We recognize the importance of protecting America's small businesses, and the estate tax has special provisions that do so. But this concern — the rationale usually advanced for eliminating the estate tax — can be addressed by amending the existing estate tax system.

Only a tiny number of businesses are affected by the estate tax.
According to the IRS, of the 2.3 million people who died in 1998, only 780 left an estate with significant business assets. A Treasury Department analysis found that estates that included family businesses paid less than 1% of all estate taxes.

Proponents of estate tax repeal have rejected reforms that would have protected small businesses.
In 2001, the Senate rejected a Democratic reform proposal that would have tripled the family business exemption to $4 million for individuals, $8 million for couples. That reform would have exempted the vast majority of farms and small businesses that currently pay estate taxes.

In 2000, New York Times reporter David Cay Johnston interviewed six people named as "estate tax spokesmen" by the National Federation of Independent Business and the American Farm Bureau Federation. Only one of them was aware of the Senate proposal to triple the family business exemption.

There are already special estate tax rules for family businesses.

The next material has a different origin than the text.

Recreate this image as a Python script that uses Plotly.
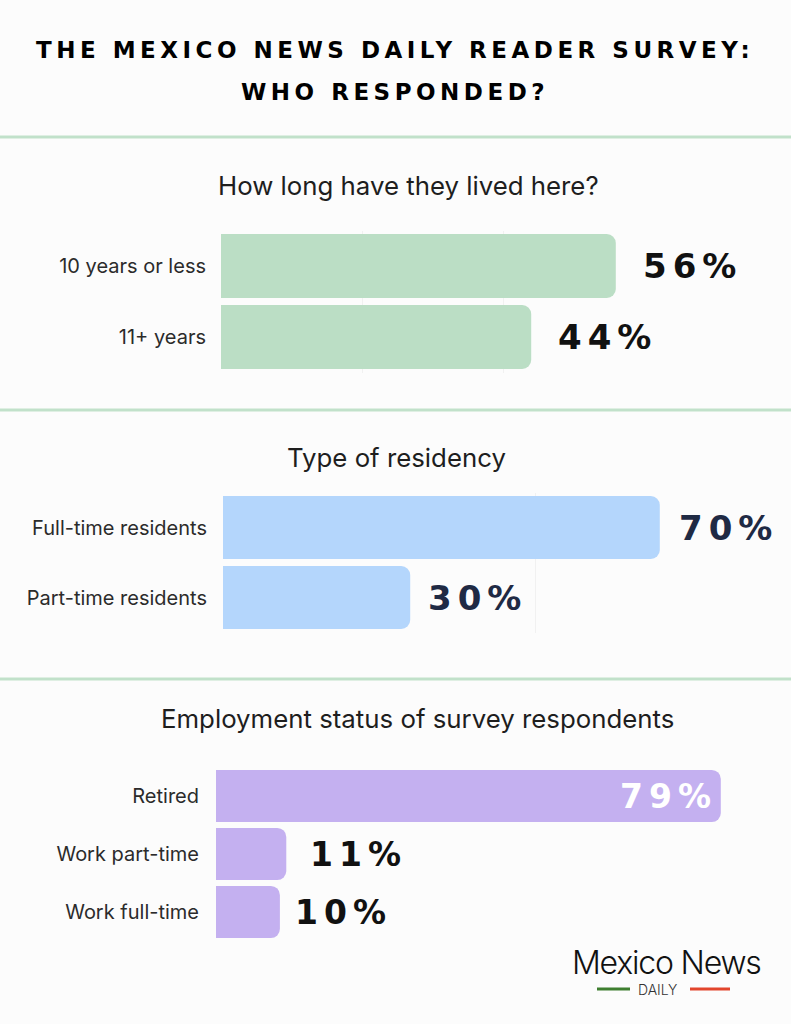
import plotly.graph_objects as go

# ---------------- data ----------------
title_lines = ["THE MEXICO NEWS DAILY READER SURVEY:", "WHO RESPONDED?"]
section_titles = ["How long have they lived here?", "Type of residency",
                  "Employment status of survey respondents"]

tenure_labels = ["10 years or less", "11+ years"]
tenure_values = [56, 44]

residency_labels = ["Full-time residents", "Part-time residents"]
residency_values = [70, 30]

employment_labels = ["Retired", "Work part-time", "Work full-time"]
employment_values = [79, 11, 10]

# ---------------- layout helpers ----------------
W, H = 791, 1024
BG = "#fcfcfc"


def fx(x):
    return x / W


def fy(y):
    return 1 - y / H


# panel geometry in pixels: bar start x, scale px per %, top y, bottom y
panels = [
    dict(labels=tenure_labels, values=tenure_values, color="#bbdec5",
         x0=221, scale=7.05, top=230.5, bottom=372.5, title_y=185, title_x=408,
         txt="#111111", size=34, grid=[20, 40], gap=[25, 25], standoff=14),
    dict(labels=residency_labels, values=residency_values, color="#b4d6fc",
         x0=223, scale=6.24, top=492.5, bottom=632.5, title_y=457, title_x=396,
         txt="#1f2a44", size=34, grid=[50], gap=[17, 16], standoff=15),
    dict(labels=employment_labels, values=employment_values, color="#c4b0f0",
         x0=216, scale=6.39, top=767, bottom=941, title_y=718, title_x=418,
         txt="#111111", size=33, grid=[], gap=[None, 22, 13], standoff=16),
]
X_END = 780

fig = go.Figure()
annotations = []
shapes = []

for i, p in enumerate(panels, start=1):
    sfx = "" if i == 1 else str(i)
    fig.add_trace(go.Bar(
        x=p["values"], y=p["labels"], orientation="h",
        marker=dict(color=p["color"], cornerradius=9, line=dict(width=0)),
        xaxis="x" + sfx, yaxis="y" + sfx, hoverinfo="skip", showlegend=False,
    ))
    fig.layout["xaxis" + sfx] = dict(
        domain=[fx(p["x0"]), fx(X_END)],
        range=[0, (X_END - p["x0"]) / p["scale"]],
        anchor="y" + sfx, showticklabels=False, zeroline=False,
        showgrid=bool(p["grid"]), tickvals=p["grid"], gridcolor="#f1f1f1",
        gridwidth=1, fixedrange=True,
    )
    fig.layout["yaxis" + sfx] = dict(
        domain=[fy(p["bottom"]), fy(p["top"])],
        anchor="x" + sfx, autorange="reversed", showgrid=False,
        zeroline=False, ticklabelstandoff=p["standoff"],
        tickfont=dict(family="Inter", size=20, color="#2b2b2b"),
        fixedrange=True,
    )
    # section title
    annotations.append(dict(
        text=section_titles[i - 1], xref="paper", yref="paper",
        x=fx(p["title_x"]), y=fy(p["title_y"]), xanchor="center",
        yanchor="middle", showarrow=False,
        font=dict(family="Inter", size=25.8, color="#1e1e1e"),
    ))
    # value labels
    for j, (lab, val) in enumerate(zip(p["labels"], p["values"])):
        inside = p["gap"][j] is None
        annotations.append(dict(
            text='<span style="letter-spacing:6px">%d%%</span>' % val,
            x=val, y=lab, xref="x" + sfx, yref="y" + sfx,
            xanchor="right" if inside else "left", yanchor="middle",
            xshift=-2 if inside else p["gap"][j], showarrow=False,
            font=dict(family="DejaVu Sans", size=p["size"], weight="bold",
                      color="#ffffff" if inside else p["txt"]),
        ))

# title
for k, (line, ypx) in enumerate(zip(title_lines, [50, 92])):
    annotations.append(dict(
        text='<span style="letter-spacing:4.5px">%s</span>' % line,
        xref="paper", yref="paper", x=fx(395), y=fy(ypx),
        xanchor="center", yanchor="middle", showarrow=False,
        font=dict(family="DejaVu Sans", size=23, weight="bold", color="#000000"),
    ))

# separators
for ypx in [137, 410, 679]:
    shapes.append(dict(type="line", xref="paper", yref="paper",
                       x0=0, x1=1, y0=fy(ypx), y1=fy(ypx),
                       line=dict(color="#c1e1ca", width=3)))

# logo
annotations.append(dict(
    text='<span style="letter-spacing:-1.2px">Mexico News</span>',
    xref="paper", yref="paper", x=fx(763), y=fy(962),
    xanchor="right", yanchor="middle", showarrow=False,
    font=dict(family="Inter", size=32, weight=300, color="#111111"),
))
annotations.append(dict(
    text="DAILY", xref="paper", yref="paper", x=fx(657), y=fy(989),
    xanchor="center", yanchor="middle", showarrow=False,
    font=dict(family="Inter", size=14, weight=300, color="#333333"),
))
shapes.append(dict(type="line", xref="paper", yref="paper",
                   x0=fx(597), x1=fx(630), y0=fy(989), y1=fy(989),
                   line=dict(color="#3f7f30", width=3)))
shapes.append(dict(type="line", xref="paper", yref="paper",
                   x0=fx(690), x1=fx(730), y0=fy(989), y1=fy(989),
                   line=dict(color="#e2452c", width=3)))

fig.update_layout(
    width=W, height=H, margin=dict(l=0, r=0, t=0, b=0),
    paper_bgcolor=BG, plot_bgcolor=BG, bargap=0.1,
    annotations=annotations, shapes=shapes, showlegend=False,
)

fig.write_html(
    "out.html", config={"displayModeBar": False},
    post_script="document.body.style.margin='0';"
                "document.body.style.background='%s';" % BG,
)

  • Any taxes due can be paid over 14 years, at interest rates as low as 4 percent.
  • Unlike most couples, family business couples can exempt up to $2.6 million from taxes.

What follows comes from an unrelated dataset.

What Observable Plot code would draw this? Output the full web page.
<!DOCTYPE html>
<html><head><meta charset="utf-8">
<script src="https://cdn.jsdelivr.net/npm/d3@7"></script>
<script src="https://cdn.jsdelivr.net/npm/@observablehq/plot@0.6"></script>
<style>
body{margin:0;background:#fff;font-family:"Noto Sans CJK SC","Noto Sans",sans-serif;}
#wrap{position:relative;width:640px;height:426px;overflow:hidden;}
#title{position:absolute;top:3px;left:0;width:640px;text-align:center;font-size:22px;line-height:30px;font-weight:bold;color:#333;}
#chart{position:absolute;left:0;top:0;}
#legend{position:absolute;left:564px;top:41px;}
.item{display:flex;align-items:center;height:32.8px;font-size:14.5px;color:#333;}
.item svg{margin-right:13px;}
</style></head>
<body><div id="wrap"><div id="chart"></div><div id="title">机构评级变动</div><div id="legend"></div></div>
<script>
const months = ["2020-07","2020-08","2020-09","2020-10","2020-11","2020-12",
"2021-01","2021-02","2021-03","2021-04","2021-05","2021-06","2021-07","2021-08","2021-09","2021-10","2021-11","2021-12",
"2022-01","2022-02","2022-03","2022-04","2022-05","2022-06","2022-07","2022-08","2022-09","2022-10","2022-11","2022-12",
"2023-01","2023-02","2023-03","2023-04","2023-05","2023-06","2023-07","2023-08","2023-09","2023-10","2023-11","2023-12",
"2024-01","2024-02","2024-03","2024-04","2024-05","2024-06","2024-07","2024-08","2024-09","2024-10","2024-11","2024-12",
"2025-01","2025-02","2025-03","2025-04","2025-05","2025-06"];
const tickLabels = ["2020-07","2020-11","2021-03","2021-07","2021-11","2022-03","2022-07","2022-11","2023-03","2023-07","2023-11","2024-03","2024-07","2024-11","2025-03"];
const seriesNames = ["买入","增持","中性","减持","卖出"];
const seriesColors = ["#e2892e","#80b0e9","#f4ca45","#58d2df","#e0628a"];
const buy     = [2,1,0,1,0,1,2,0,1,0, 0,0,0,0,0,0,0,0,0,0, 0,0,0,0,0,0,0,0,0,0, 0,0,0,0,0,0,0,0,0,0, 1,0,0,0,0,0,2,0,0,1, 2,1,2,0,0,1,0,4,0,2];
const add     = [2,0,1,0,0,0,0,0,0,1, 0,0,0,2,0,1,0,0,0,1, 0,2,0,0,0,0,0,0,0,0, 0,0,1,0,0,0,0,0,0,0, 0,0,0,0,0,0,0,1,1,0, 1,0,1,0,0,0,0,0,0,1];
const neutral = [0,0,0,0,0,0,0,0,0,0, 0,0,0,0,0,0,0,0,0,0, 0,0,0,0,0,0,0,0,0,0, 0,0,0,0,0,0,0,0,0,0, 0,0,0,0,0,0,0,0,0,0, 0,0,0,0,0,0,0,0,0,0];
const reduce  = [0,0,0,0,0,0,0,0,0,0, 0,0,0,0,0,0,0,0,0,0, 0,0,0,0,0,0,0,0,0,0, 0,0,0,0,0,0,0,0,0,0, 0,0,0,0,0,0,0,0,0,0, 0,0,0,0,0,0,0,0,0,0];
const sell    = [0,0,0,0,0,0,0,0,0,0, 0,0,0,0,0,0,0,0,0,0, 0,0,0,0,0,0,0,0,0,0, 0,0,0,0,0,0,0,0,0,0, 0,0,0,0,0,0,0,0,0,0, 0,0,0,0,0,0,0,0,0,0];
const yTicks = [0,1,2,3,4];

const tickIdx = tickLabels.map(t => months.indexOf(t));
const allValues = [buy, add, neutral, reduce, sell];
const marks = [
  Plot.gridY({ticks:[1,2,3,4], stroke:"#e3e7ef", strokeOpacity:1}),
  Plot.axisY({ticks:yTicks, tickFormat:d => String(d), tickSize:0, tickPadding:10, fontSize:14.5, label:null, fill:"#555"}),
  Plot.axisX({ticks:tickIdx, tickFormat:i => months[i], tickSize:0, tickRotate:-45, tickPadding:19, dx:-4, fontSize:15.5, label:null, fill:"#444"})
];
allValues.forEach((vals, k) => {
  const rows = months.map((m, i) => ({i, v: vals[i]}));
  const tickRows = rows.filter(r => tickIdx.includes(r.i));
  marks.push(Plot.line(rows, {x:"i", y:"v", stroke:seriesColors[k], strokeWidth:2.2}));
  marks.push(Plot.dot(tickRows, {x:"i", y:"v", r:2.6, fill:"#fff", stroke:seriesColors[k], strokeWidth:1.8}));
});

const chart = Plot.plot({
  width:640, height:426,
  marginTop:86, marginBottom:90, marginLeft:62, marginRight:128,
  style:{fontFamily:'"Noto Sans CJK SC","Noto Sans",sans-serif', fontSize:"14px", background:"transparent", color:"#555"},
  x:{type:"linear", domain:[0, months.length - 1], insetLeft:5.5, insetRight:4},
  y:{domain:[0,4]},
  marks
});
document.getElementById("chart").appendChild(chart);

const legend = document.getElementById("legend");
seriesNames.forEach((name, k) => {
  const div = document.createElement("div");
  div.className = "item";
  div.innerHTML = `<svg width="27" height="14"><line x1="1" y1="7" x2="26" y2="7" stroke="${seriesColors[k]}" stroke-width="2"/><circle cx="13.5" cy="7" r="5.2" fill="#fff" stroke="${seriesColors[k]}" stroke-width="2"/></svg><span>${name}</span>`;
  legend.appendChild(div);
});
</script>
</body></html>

But doesn't the estate tax force some businesses to close?
Very rarely. Family businesses are sold or closed for a variety of reasons, and the estate tax would rank near the bottom of the list. Often, other family members are not interested in running the business any longer. Because only a very small portion of small business and farms ever even pay estate taxes, it is unlikely that the estate tax has a very important impact on the proportion of businesses that make it to the second generation or beyond.

Overall, the estate tax is not killing family businesses.
The small business sector has never been healthier. Over the past 10 years, we have witnessed an incredible level of business startup activity. It’s hard to see how an estate tax levied on a fraction of the nation’s wealthiest households has affected entrepreneurship in the U.S.

The vitality of the small business sector can be traced in part to the enactment of the estate tax in 1916.
By preventing the accumulation of vast family dynasties over generations, the estate tax has leveled the playing field and allowed new small businesses to compete and succeed.